The poultice was made and applied. It was a very hot one, and Mr. Grant winced; but in a few minutes the warmth began to act soothingly upon the fiercely throbbing finger.
“That’s ever so much better, Peter,” remarked Mr. Grant gratefully.
“Good business, sir,” rejoined the Sea Scout. “Now, try and go to sleep.”
“Not much doubt about that,” said the patient. “I’ll try a couple of hours’ sleep. Tell Brandon to inform me when Portland Bill is in sight. It ought to show up one point on our port bow.”
“Very good, sir.”
As he was leaving the cabin, Peter signed to Heavitree.
“I’ll send Wilson down to relieve you,” he said. “There’ll have to be someone in the saloon in case Mr. Grant wants anything. Give an eye to the kettle before you come on deck, and bring some grub with you. We’ll have dinner on deck, then we won’t disturb him.”
Peter found the stowaway still hemmed in by the justifiably inquisitive Sea Scouts. The boy had dropped much of his stiffness of manner and seemed more at ease, although he retained his quaint method of speech. Possibly he had been nervous and had concealed his anxiety under a mask of forced self-assurance. Now, finding that the youthful crew of the Kestrel were not in any way antagonistic, he was becoming quite communicative.
His name, he told them, was Eric Little. He made the statement somewhat doubtfully, fearing, perhaps, that his audience would “pull his leg” over that once well-known book: “Eric, or Little by Little.” He had had quite enough of that already. Fortunately his fears in that respect were ill-founded, for the work in question had mercifully not been brought to the notice of the Aberstour Sea Scouts.

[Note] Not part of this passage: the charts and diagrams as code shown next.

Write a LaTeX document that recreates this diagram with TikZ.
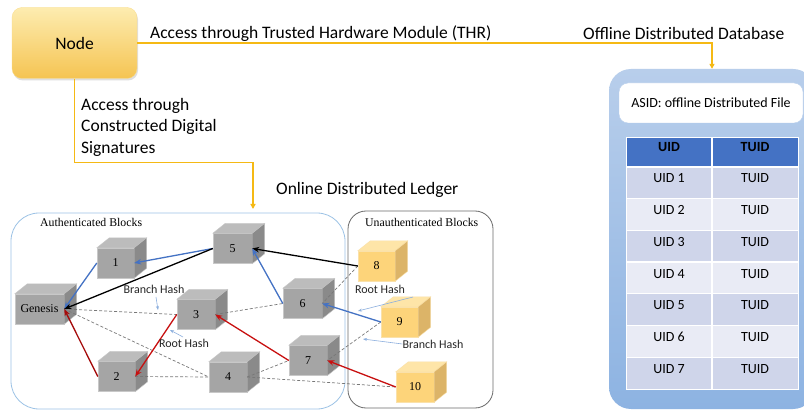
\documentclass[tikz,border=0pt]{standalone}
\usepackage{fontspec}
\setmainfont{Liberation Serif}
\newfontfamily\calibrifont{Carlito}
\usetikzlibrary{arrows.meta,calc,shadows}

\definecolor{goldline}{RGB}{245,185,20}
\definecolor{nodetop}{RGB}{253,236,176}
\definecolor{nodebot}{RGB}{245,196,82}
\definecolor{grayfront}{RGB}{165,165,165}
\definecolor{graytop}{RGB}{188,188,188}
\definecolor{grayside}{RGB}{138,138,138}
\definecolor{grayedge}{RGB}{200,200,200}
\definecolor{orfront}{RGB}{253,212,122}
\definecolor{ortop}{RGB}{254,229,168}
\definecolor{orside}{RGB}{220,180,104}
\definecolor{oredge}{RGB}{250,225,170}
\definecolor{linkblue}{RGB}{68,114,196}
\definecolor{linkred}{RGB}{200,16,16}
\definecolor{linkdarkred}{RGB}{165,10,10}
\definecolor{hashblue}{RGB}{140,175,222}
\definecolor{authborder}{RGB}{157,195,230}
\definecolor{unauthborder}{RGB}{105,105,105}
\definecolor{dbtop}{RGB}{184,206,235}
\definecolor{dbbot}{RGB}{141,179,226}
\definecolor{tabhead}{RGB}{68,114,196}
\definecolor{rowA}{RGB}{207,213,234}
\definecolor{rowB}{RGB}{233,235,245}
\definecolor{dashgray}{RGB}{120,120,120}

% top and right faces of a block drawn beside its front face
\newcommand\blockfaces[4]{%
  \path[fill=#2, draw=#4, line width=0.4pt] (#1.north west) -- ++(12.5,-10)
     -- ($(#1.north east)+(12.5,-10)$) -- (#1.north east) -- cycle;
  \path[fill=#3, draw=#4, line width=0.4pt] (#1.north east) -- ++(12.5,-10)
     -- ($(#1.south east)+(12.5,-10)$) -- (#1.south east) -- cycle;
}

\begin{document}
\begin{tikzpicture}[x=1pt,y=-1pt,
  sans/.style={font=\calibrifont\fontsize{17.5}{21.5}\selectfont},
  gold/.style={draw=goldline, line width=1.5pt},
  goldtip/.style={-{Triangle[length=5pt,width=5pt]}},
  gblock/.style={rectangle, fill=grayfront, draw=grayedge, line width=0.4pt,
     minimum height=30pt, inner sep=0pt, font=\fontsize{12}{14}\selectfont},
  oblock/.style={gblock, fill=orfront, draw=oredge},
  link/.style={line width=1.3pt, -{Stealth[length=7pt,width=5.5pt]}},
  dashlink/.style={draw=dashgray, line width=0.7pt, dash pattern=on 3pt off 2pt},
  hashnote/.style={font=\calibrifont\fontsize{12}{14}\selectfont, text=black!85, inner sep=0pt},
  hasharrow/.style={draw=hashblue, line width=0.6pt, -{Stealth[length=4pt,width=3pt]}},
  tabtext/.style={font=\calibrifont\fontsize{14}{16}\selectfont, inner sep=0pt},
  blocktitle/.style={font=\fontsize{11.8}{14}\selectfont, inner sep=0pt, anchor=west}
]
\useasboundingbox (0,0) rectangle (804,414);
\fill[white] (0,0) rectangle (804,414);

% ---------- the accessing node ----------
\node[rectangle, rounded corners=10pt, minimum width=125pt, minimum height=71pt,
      top color=nodetop, bottom color=nodebot, draw=nodetop!60!nodebot, line width=0.3pt,
      drop shadow={opacity=0.25, shadow xshift=1pt, shadow yshift=-2pt},
      sans] (nodebox) at (74.5,43) {Node};

% ---------- offline distributed database ----------
\node[rectangle, rounded corners=22pt, minimum width=206pt, minimum height=340pt,
      top color=dbtop, bottom color=dbbot, inner sep=0pt] (db) at (712,239) {};
\node[rectangle, rounded corners=9pt, fill=white, draw=dbtop, line width=0.4pt,
      minimum width=184pt, minimum height=40pt, inner sep=0pt,
      font=\calibrifont\fontsize{14}{16}\selectfont] (asid) at (711,103)
      {ASID: offline Distributed File};

\fill[tabhead] (626,137) rectangle (798,167);
\node[tabtext, font=\calibrifont\bfseries\fontsize{14}{16}\selectfont] at (669,147) {UID};
\node[tabtext, font=\calibrifont\bfseries\fontsize{14}{16}\selectfont] at (755,147) {TUID};
\foreach \i/\c in {1/rowA,2/rowB,3/rowA,4/rowB,5/rowA,6/rowB,7/rowA} {
  \fill[\c] (626,{167+(\i-1)*31.7}) rectangle (798,{167+\i*31.7});
  \node[tabtext] at (669,{167+(\i-1)*31.7+11.5}) {UID \i};
  \node[tabtext] at (755,{167+(\i-1)*31.7+11.5}) {TUID};
}
\foreach \i in {0,...,6} {
  \draw[white, line width=1.2pt] (626,{167+\i*31.7}) -- (798,{167+\i*31.7});
}
\draw[white, line width=2pt] (626,167) -- (798,167);
\draw[white, line width=1.2pt] (712,137) -- (712,389);
\draw[white, line width=0.8pt] (626,137) rectangle (798,389);

% ---------- ledger containers ----------
\draw[authborder, line width=0.8pt, fill=white, rounded corners=28pt] (11,213) rectangle (345,409);
\draw[unauthborder, line width=0.8pt, fill=white, rounded corners=18pt] (348,211) rectangle (493,408);
\node[blocktitle] at (40,222) {Authenticated Blocks};
\node[blocktitle] at (365,222) {Unauthenticated Blocks};

% ---------- blocks ----------
\node[gblock, minimum width=49pt] (gen) at (39.5,309) {Genesis};
\node[gblock, minimum width=37pt] (b1) at (115.5,263) {1};
\node[gblock, minimum width=39pt] (b5) at (232.5,248.5) {5};
\node[gblock, minimum width=38pt] (b3) at (196,314.5) {3};
\node[gblock, minimum width=39pt] (b6) at (302.5,303.5) {6};
\node[gblock, minimum width=37pt] (b2) at (116.5,376.5) {2};
\node[gblock, minimum width=38pt] (b4) at (228,377) {4};
\node[gblock, minimum width=38pt] (b7) at (308,360.5) {7};
\node[oblock, minimum width=37pt] (b8) at (376.5,266) {8};
\node[oblock, minimum width=37pt] (b9) at (399.5,322) {9};
\node[oblock, minimum width=38pt] (b10) at (415,387) {10};
\foreach \b in {gen,b1,b5,b3,b6,b2,b4,b7} { \blockfaces{\b}{graytop}{grayside}{grayedge} }
\foreach \b in {b8,b9,b10} { \blockfaces{\b}{ortop}{orside}{oredge} }

% ---------- hash links (dashed) ----------
\draw[dashlink] (gen.east) -- (b3.west);
\draw[dashlink] (gen.east) -- (b4.west);
\draw[dashlink] (b2.east) -- (b4.west);
\draw[dashlink] (b4.east) -- (b7.west);
\draw[dashlink] (b4.east) -- (b10.west);
\draw[dashlink] (b3.east) -- (b6.west);
\draw[dashlink] (b8.west) -- (b6.east);
\draw[dashlink] (b9.west) -- (b7.east);

% ---------- block references ----------
\draw[link, linkblue] (b5.west) -- (b1.east);
\draw[link, linkblue] (b1.west) -- (gen.east);
\draw[link, black] (b5.west) -- (gen.east);
\draw[link, black] (b8.west) -- (b5.east);
\draw[link, linkblue] (b6.west) -- (b5.east);
\draw[link, linkblue] (b9.west) -- (b6.east);
\draw[link, linkred] (b7.west) -- (b3.east);
\draw[link, linkred] (b10.west) -- (b7.east);
\draw[link, linkred] (b3.west) -- (b2.east);
\draw[link, linkdarkred] (b2.west) -- (gen.east);

% ---------- hash annotations ----------
\node[hashnote] (bh1) at (154,289) {Branch Hash};
\node[hashnote] (rh1) at (184,343) {Root Hash};
\node[hashnote] (rh2) at (380,289) {Root Hash};
\node[hashnote] (bh2) at (433,344) {Branch Hash};
\coordinate (bh1tip) at (158,310);
\coordinate (rh1tip) at (170,330);
\coordinate (rh2tip) at (358,311);
\coordinate (bh2tip) at (363,339);
\draw[hasharrow] (156,297) -- (bh1tip);
\draw[hasharrow] (183,337) -- (rh1tip);
\draw[hasharrow] (413,297) -- (rh2tip);
\draw[hasharrow] (bh2.west) -- (bh2tip);

% ---------- access paths ----------
\coordinate (ledger) at (253,209);
\draw[gold, goldtip] (nodebox.east) -| (db.north);
\draw[gold, goldtip] (nodebox.south) -- ++(0,84) -| (ledger);

\node[sans, anchor=west, inner sep=0pt] at (150,34) {Access through Trusted Hardware Module (THR)};
\node[sans, anchor=west, inner sep=0pt] at (583,33) {Offline Distributed Database};
\node[sans, anchor=west, inner sep=0pt, align=left] at (81,127)
  {Access through\\Constructed Digital\\Signatures};
\node[sans, anchor=west, inner sep=0pt] at (276,190) {Online Distributed Ledger};
\end{tikzpicture}
\end{document}
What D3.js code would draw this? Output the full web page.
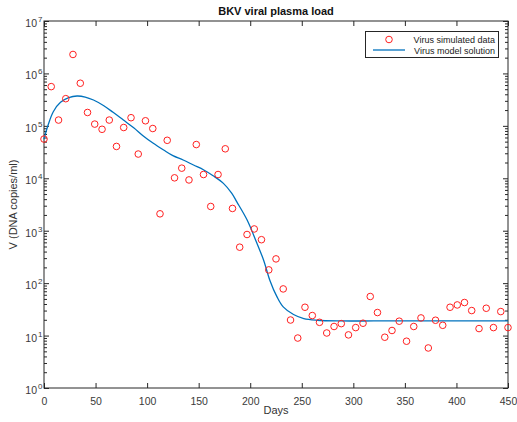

Eric’s parents were dead. He had been “brought up” by his grandparents who lived on the outskirts of Dartmouth. Apparently they had weird and misguided notions as to how their grandchild should be brought up. They had a strange antipathy to schoolmasters. They absolutely declined to let Eric go to school or to associate with other children. His education, if such it could be called, was imparted by a half-baked governess of uncertain age and of a frigid and ultra-prim manner. The natural result was that Eric, invariably in the company of grown-ups, had developed the pedantic manner of speech that had so greatly astonished Brandon and his companions. He was well versed in several serious subjects, but his knowledge of the ways of boys of his own age was lamentably weak. In spite of himself, he was fast developing into a little prig, and if compelled to run in the same rut he would be an object of derision and scorn when the time came for him to go out into the world.